The CS community recently discussed extending the Q&A session that occurs after each talk at a conference into a more formal written Q&A. More specifically, this was raised during the business meeting at SOSP and the proposal was to publish the results in SIGOPS OSR. The idea was this written extension to Q&A could really get to the bottom of the issues raised, and it wouldn’t let speakers avoid questions by saying, “Let’s take that offline.” There was some push back against this with arguments like “most questions are just misunderstandings” and “that will add a lot of pointless work for speakers/authors.”
In this post I’ll examine the questions asked at the end of my SOSP talk on COPS. We’ll look at a summary of each of the questions asked and my written response, and then hopefully we’ll be able to conclude if a written Q&A is a good idea or not. The full transcript of each question with comments and clarification added in square brackets is toggable with the transcript links.
Question Summary: The question could be interpreted two ways, so we’ll look at both.
Interpretation A: “What happens if a client is partitioned from the datacenter they are accessing?” (Note: Much of the feedback and questions after the talk were questions like A, so I think this is what Hussam meant.)
Written Answer: The clients of our system are the web servers collocated in the datacenter with the storage cluster, so they won’t be partitioned. What you are really asking about are not the direct clients of the storage system, but the human who is a client of a web browser who is a client of a web server who is a client of the storage system. Our system doesn’t provide consistency directly for those clients three levels away, but we think it’s an important and interesting problem, and we’re actively thinking about it.

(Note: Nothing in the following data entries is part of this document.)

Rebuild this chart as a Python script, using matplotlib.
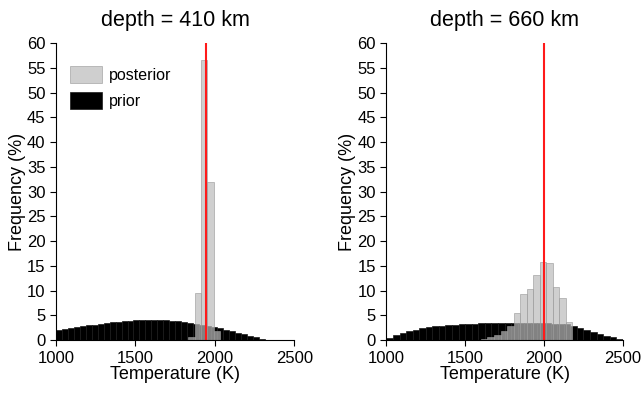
import numpy as np
import matplotlib
matplotlib.use("Agg")
import matplotlib.pyplot as plt

plt.rcParams['font.family'] = ['Liberation Sans', 'DejaVu Sans']

# ---- data ----
depths = [410, 660]
true_T = [1945, 2000]

# prior histograms (% per bin)
prior_410_start = 1000
prior_410_width = 37.5
prior_410 = [2.0, 2.2, 2.4, 2.6, 2.8, 3.0, 3.15, 3.3, 3.45, 3.6, 3.7, 3.8,
             3.9, 4.0, 4.05, 4.1, 4.1, 4.05, 4.0, 3.9, 3.8, 3.65, 3.5, 3.3,
             3.1, 2.85, 2.6, 2.35, 2.05, 1.75, 1.45, 1.15, 0.85, 0.55, 0.3, 0.1]

prior_660_start = 1000
prior_660_width = 41.67
prior_660 = [0.5, 1.1, 1.5, 1.8, 2.1, 2.35, 2.55, 2.75, 2.9, 3.05, 3.15, 3.25,
             3.3, 3.35, 3.4, 3.45, 3.5, 3.5, 3.5, 3.5, 3.5, 3.5, 3.45, 3.45,
             3.4, 3.35, 3.3, 3.2, 2.8, 2.4, 2.0, 1.6, 1.25, 0.9, 0.55, 0.15]

# posterior histograms
post_410_start = 1833
post_410_width = 40
post_410 = [0.6, 9.5, 56.5, 32.0, 1.8]

post_660_start = 1600
post_660_width = 41.5
post_660 = [0.3, 0.6, 1.1, 1.8, 2.8, 5.4, 9.3, 10.3, 13.1, 15.8, 15.5, 10.8,
            8.6, 3.7]

priors = [(prior_410_start, prior_410_width, prior_410),
          (prior_660_start, prior_660_width, prior_660)]
posts = [(post_410_start, post_410_width, post_410),
         (post_660_start, post_660_width, post_660)]

fig = plt.figure(figsize=(6.44, 3.95), dpi=100)
ax1 = fig.add_axes([0.087, 0.139, 0.370, 0.752])
ax2 = fig.add_axes([0.600, 0.139, 0.367, 0.752])

for ax, d, t, pr, po in zip([ax1, ax2], depths, true_T, priors, posts):
    x0, w, h = pr
    edges = x0 + w * np.arange(len(h))
    ax.bar(edges, h, width=w, align='edge', color='black',
           edgecolor='#1a1a1a', linewidth=0.5, label='prior')
    x0, w, h = po
    edges = x0 + w * np.arange(len(h))
    ax.bar(edges, h, width=w, align='edge', color='#bbbbbb', alpha=0.7,
           edgecolor='#999999', linewidth=0.6, label='posterior')
    ax.axvline(t, color='#ff1a1a', linewidth=1.5)

    ax.set_xlim(1000, 2500)
    ax.set_ylim(0, 60)
    ax.set_xticks([1000, 1500, 2000, 2500])
    ax.set_yticks(range(0, 61, 5))
    ax.spines['top'].set_visible(False)
    ax.spines['right'].set_visible(False)
    ax.tick_params(labelsize=12, direction='out', length=4)
    ax.set_xlabel('Temperature (K)', fontsize=13, labelpad=0)
    ax.set_ylabel('Frequency (%)', fontsize=13, labelpad=1)
    ax.set_title('depth = %d km' % d, fontsize=15.5, pad=12)

handles, labels = ax1.get_legend_handles_labels()
ax1.legend(handles[::-1], labels[::-1], loc='upper left',
           bbox_to_anchor=(0.0, 0.97), frameon=False, fontsize=11.5,
           handlelength=2.0, handleheight=1.25, handletextpad=0.4,
           labelspacing=0.55)

plt.savefig('out.png', dpi=100)
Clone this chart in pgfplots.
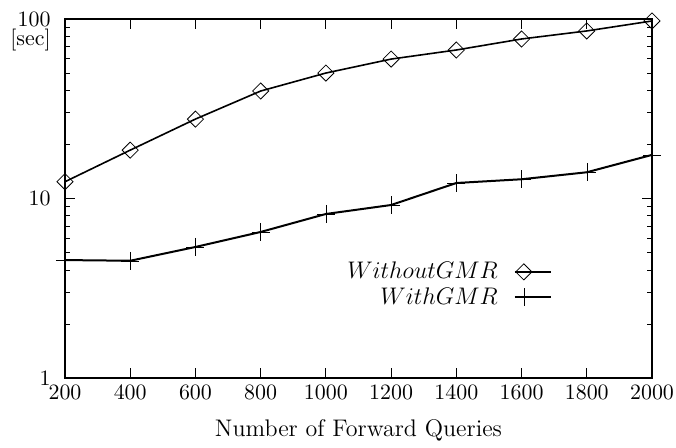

Interpretation B: “What happens if a datacenter that is replicating data you depend on is partitioned?” (This is what I interpreted Hussam to mean at the time.)
Written Answer: No operations will ever block, but your new put operations won’t show up in other datacenters until their dependencies have shown up in that datacenter. So there is no blocking, but this comes at the cost of not guaranteeing your updates show up everywhere immediately.
Question Summary: What are the differences between snapshot isolation and causal+ consistency?
Question Answer: Causal+ consistency deals with single key put operations and single or multi key get operations. Snapshot isolation is stronger that causal+ because it deals with general transactions that can include many different put and get operations. In addition, snapshot isolation ensures there are never conflicting transactions in the system (avoids write-write conflicts). While causal+ doesn’t have the notion of a transaction, but does allow and then resolves conflicting writes to the same key (embraces single key write-write conflicts).
Question Summary: Can you compare COPS and Walter? (Walter was the system described in the previous talk, one of whose authors asked this question.)
Question Answer: The two systems provide complementary approaches. COPS guarantees successful low latency operations at the cost of not providing general transactions. Walter guarantees conflict-free general transaction at the cost of allowing transactions to abort and (sometimes) having to do wide-area locking via two phase commit, which is directly incompatible with low latency.
Question Summary: Why not use vector clocks instead of explicit dependencies to capture causality?
Written Answer: We use explicit dependencies because they are compatible with distributed verification, whereas vector clocks are not. They would need a centralized serialization point in each datacenter to ensure that updates from other datacenters are applied in the correct causal order.
Question Summary: How do you deal with different types of failures?
Written Answer: That’s not where our innovation is, so we just used existing techniques to deal with failures (currently, chain replication).
In reviewing the questions, it seem pretty clear that almost all questions stem from confusion surrounding parts of the system that were gone over quickly or skipped in the talk. These are good questions to have immediately after a talk, other people in the audience are probably confused about the same things. However, the questions only make sense with the context from either the talk or the paper and almost all of them would be clarified by reading the paper.
So let’s break down the potential audience for the extended answers:
OSR readers who didn’t see or don’t remember the talk and didn’t read the paper. The questions and answer wouldn’t make any sense to these people.
OSR readers who saw the talk, didn’t read the paper, and remember the talk over a month later. Based on how much I remember from talks I saw a month ago, I don’t think this will be a very populous group.
OSR readers who read the paper. The paper should cover everything that was asked about, so the extra written answers should be unnecessary. (E.g., Section 2/Fig 1 answer question 1, Related Work answers question 3)
People who watched the talk on youtube. This audience is relatively large, the video of the talk has 224 view after being up for about a week. They have exactly the same context as IRL audience members, and I know they have some of the same questions. For instance, Todd Hoff, who wrote a post about COPS on his high scalability blog, also thought of question 5: why not use vector clocks? Given I misinterpreted the question at the time, it’s good to have a correct answer here!
So while the audience for written answers in OSR would be tiny, I think there is an audience for more detailed answers to questions: youtube viewers! I’m now all for written answers to questions, but I think that a blog, like this, is the appropriate venue for publishing them and not OSR!